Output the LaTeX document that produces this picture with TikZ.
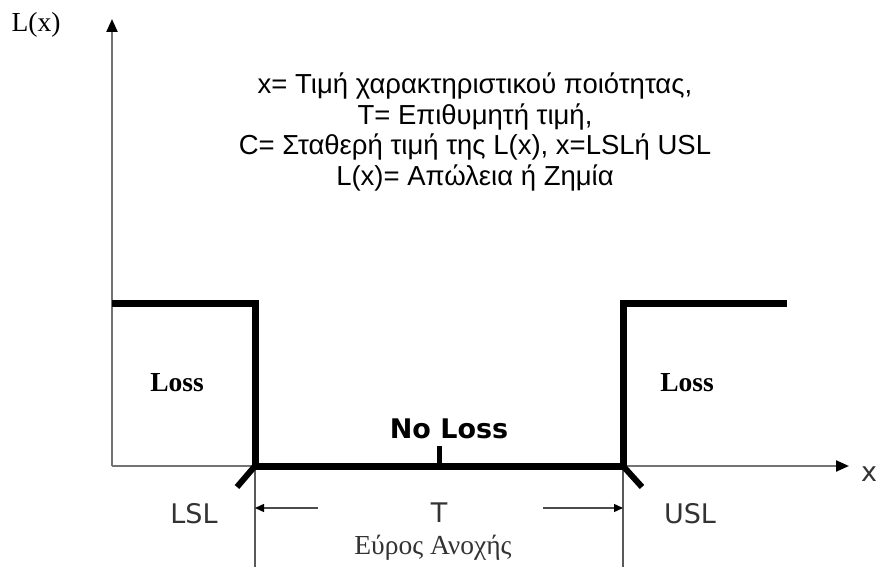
\documentclass[tikz,border=0pt]{standalone}
\usepackage{fontspec}
\setmainfont{Liberation Serif}
\newfontfamily\hdrfont{Liberation Sans}
\newfontfamily\vfont{DejaVu Sans}
\usetikzlibrary{arrows.meta}
\tikzset{
  axisline/.style={draw=black!55, line width=2.2pt, -{Triangle[length=13pt,width=11pt,color=black]}, shorten >=-1pt},
  thickline/.style={draw=black, line width=7pt, line join=miter},
  slant/.style={draw=black, line width=6pt},
  guide/.style={draw=black!65, line width=1.6pt},
  dimline/.style={draw=black!70, line width=1.4pt, -{Triangle[length=9pt,width=8pt,color=black]}},
  serif/.style={font=\fontsize{27.5}{32}\selectfont, inner sep=0pt},
  serifbold/.style={font=\bfseries\fontsize{27.5}{32}\selectfont, inner sep=0pt},
  vlabel/.style={font=\vfont\fontsize{27}{30}\selectfont, text=black!80, inner sep=0pt},
  header/.style={font=\hdrfont\fontsize{27.5}{30.5}\selectfont, align=center, inner sep=0pt}
}
\begin{document}
\begin{tikzpicture}[x=1pt,y=-1pt]
\useasboundingbox (0,0) rectangle (879,567);
% key points
\coordinate (O) at (112,466);
\coordinate (ytop) at (112,20);
\coordinate (xend) at (848,466);
\coordinate (A) at (112,303);
\coordinate (B) at (255,303);
\coordinate (C) at (255,466);
\coordinate (D) at (623,466);
\coordinate (E) at (623,303);
\coordinate (F) at (787,303);
\coordinate (Cs) at (237,487);
\coordinate (Ds) at (642,487);
\coordinate (Cb) at (255,567);
\coordinate (Db) at (623,567);
\coordinate (Lm) at (255,508);
\coordinate (Rm) at (623,508);
\coordinate (Ls) at (318,508);
\coordinate (Rs) at (543,508);
\coordinate (tickb) at (439,466);
\coordinate (tickt) at (439,446);
% axes
\draw[axisline] (O) -- (ytop);
\draw[axisline] (O) -- (xend);
% guides
\draw[guide] (C) -- (Cb);
\draw[guide] (D) -- (Db);
\draw[dimline] (Ls) -- (Lm);
\draw[dimline] (Rs) -- (Rm);
% loss function
\draw[thickline] (A) -- (B) -- (C) -- (D) -- (E) -- (F);
\draw[slant] (C) -- (Cs);
\draw[slant] (D) -- (Ds);
\draw[draw=black, line width=5pt] (tickb) -- (tickt);
% labels
\node[serif] (Lx) at (36,25) {L(x)};
\node[vlabel, anchor=west] (xl) at (861,474) {x};
\node[header] (hdr) at (475,132) {x= Τιμή χαρακτηριστικού ποιότητας,\\T= Επιθυμητή τιμή,\\C= Σταθερή τιμή της L(x), x=LSLή USL\\L(x)= Απώλεια ή Ζημία};
\node[serifbold] (loss1) at (177,383) {Loss};
\node[serifbold] (loss2) at (687,383) {Loss};
\node[font=\vfont\bfseries\fontsize{27}{30}\selectfont, inner sep=0pt] (noloss) at (449,429) {No Loss};
\node[vlabel] (lsl) at (194,514) {LSL};
\node[vlabel] (usl) at (690,514) {USL};
\node[vlabel] (T) at (439,513) {T};
\node[serif, text=black!80] (range) at (433,548) {Εύρος Ανοχής};
\end{tikzpicture}
\end{document}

•••••

Job
Quote everything in the listing above exactly; pictures are the only thing to omit.

Correct result
Output the LaTeX document that produces this picture with TikZ.
\documentclass[tikz,border=0pt]{standalone}
\usepackage{fontspec}
\setmainfont{Liberation Serif}
\newfontfamily\hdrfont{Liberation Sans}
\newfontfamily\vfont{DejaVu Sans}
\usetikzlibrary{arrows.meta}
\tikzset{
  axisline/.style={draw=black!55, line width=2.2pt, -{Triangle[length=13pt,width=11pt,color=black]}, shorten >=-1pt},
  thickline/.style={draw=black, line width=7pt, line join=miter},
  slant/.style={draw=black, line width=6pt},
  guide/.style={draw=black!65, line width=1.6pt},
  dimline/.style={draw=black!70, line width=1.4pt, -{Triangle[length=9pt,width=8pt,color=black]}},
  serif/.style={font=\fontsize{27.5}{32}\selectfont, inner sep=0pt},
  serifbold/.style={font=\bfseries\fontsize{27.5}{32}\selectfont, inner sep=0pt},
  vlabel/.style={font=\vfont\fontsize{27}{30}\selectfont, text=black!80, inner sep=0pt},
  header/.style={font=\hdrfont\fontsize{27.5}{30.5}\selectfont, align=center, inner sep=0pt}
}
\begin{document}
\begin{tikzpicture}[x=1pt,y=-1pt]
\useasboundingbox (0,0) rectangle (879,567);
% key points
\coordinate (O) at (112,466);
\coordinate (ytop) at (112,20);
\coordinate (xend) at (848,466);
\coordinate (A) at (112,303);
\coordinate (B) at (255,303);
\coordinate (C) at (255,466);
\coordinate (D) at (623,466);
\coordinate (E) at (623,303);
\coordinate (F) at (787,303);
\coordinate (Cs) at (237,487);
\coordinate (Ds) at (642,487);
\coordinate (Cb) at (255,567);
\coordinate (Db) at (623,567);
\coordinate (Lm) at (255,508);
\coordinate (Rm) at (623,508);
\coordinate (Ls) at (318,508);
\coordinate (Rs) at (543,508);
\coordinate (tickb) at (439,466);
\coordinate (tickt) at (439,446);
% axes
\draw[axisline] (O) -- (ytop);
\draw[axisline] (O) -- (xend);
% guides
\draw[guide] (C) -- (Cb);
\draw[guide] (D) -- (Db);
\draw[dimline] (Ls) -- (Lm);
\draw[dimline] (Rs) -- (Rm);
% loss function
\draw[thickline] (A) -- (B) -- (C) -- (D) -- (E) -- (F);
\draw[slant] (C) -- (Cs);
\draw[slant] (D) -- (Ds);
\draw[draw=black, line width=5pt] (tickb) -- (tickt);
% labels
\node[serif] (Lx) at (36,25) {L(x)};
\node[vlabel, anchor=west] (xl) at (861,474) {x};
\node[header] (hdr) at (475,132) {x= Τιμή χαρακτηριστικού ποιότητας,\\T= Επιθυμητή τιμή,\\C= Σταθερή τιμή της L(x), x=LSLή USL\\L(x)= Απώλεια ή Ζημία};
\node[serifbold] (loss1) at (177,383) {Loss};
\node[serifbold] (loss2) at (687,383) {Loss};
\node[font=\vfont\bfseries\fontsize{27}{30}\selectfont, inner sep=0pt] (noloss) at (449,429) {No Loss};
\node[vlabel] (lsl) at (194,514) {LSL};
\node[vlabel] (usl) at (690,514) {USL};
\node[vlabel] (T) at (439,513) {T};
\node[serif, text=black!80] (range) at (433,548) {Εύρος Ανοχής};
\end{tikzpicture}
\end{document}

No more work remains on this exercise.